Abstract
Keywords - FXLMS, vibration isolation, active engine mount, passenger comfort
Abstract - Automotive engine mounts are required to support the engine and limit the low frequency vibration resulting from road inputs. It is also necessary for the chassis to be isolated from high frequency engine vibrations resulting from the rotation of out-of-balance masses and gas ignition forces. These high frequency vibrations can excite components in contact with the driver and passengers (e.g. steering column and seat rails), and can generate significant acoustic noise. These effects are compounded as demand increases for vehicles that are both lighter in weight and more refined. Increasingly passive mounts are unable to meet requirements.
Active engine mounts can overcome this problem. In this case it is a design requirement that the active mount should be capable of being fitted to a range of vehicles without the need for special tuning. This requirement, combined with the fact that the vibration dynamics of the system are time-varying (e.g. with temperature and load), necessitates the use of an adaptive control algorithm that will operate with no a priori knowledge of the system dynamics.
This paper describes the application of a fully adaptive control strategy based upon the Filtered-X LMS algorithm.

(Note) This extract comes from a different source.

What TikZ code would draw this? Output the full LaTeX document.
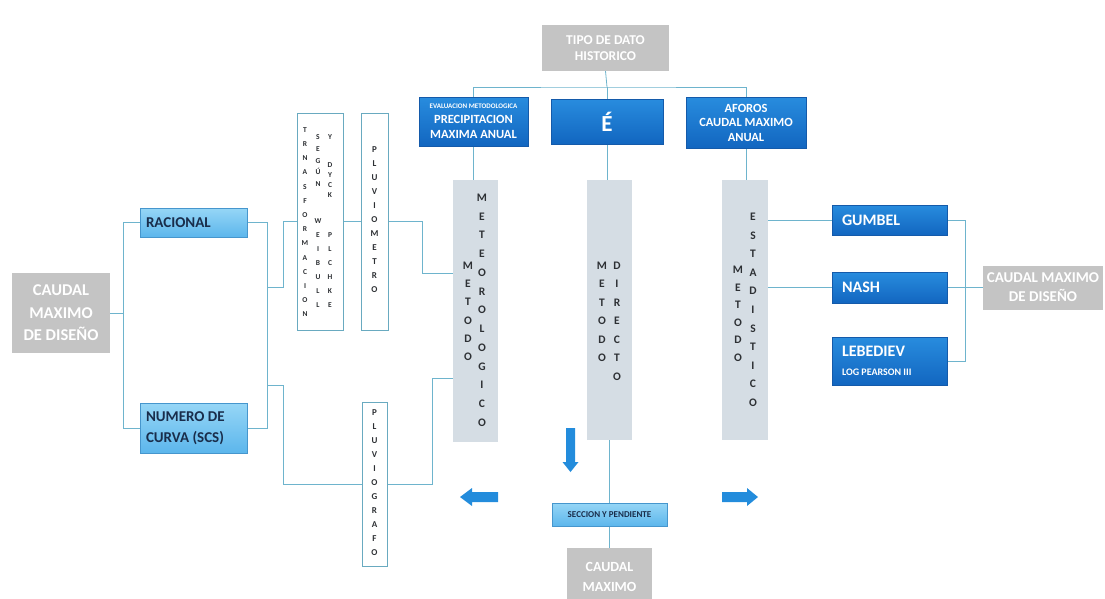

The algorithm is applied to an active mount fitted to a saloon car equipped with a four-cylinder turbo-diesel engine. The performance of the mount is assessed in terms of speed of response, stability and level of cancellation under typical driving conditions.
The mount is found to perform well, achieving up to 90% cancellation with good transient performance and stability. This reduction in chassis vibration significantly reduces audible boom and the vibration transmitted to components in contact with occupants, improving passenger comfort.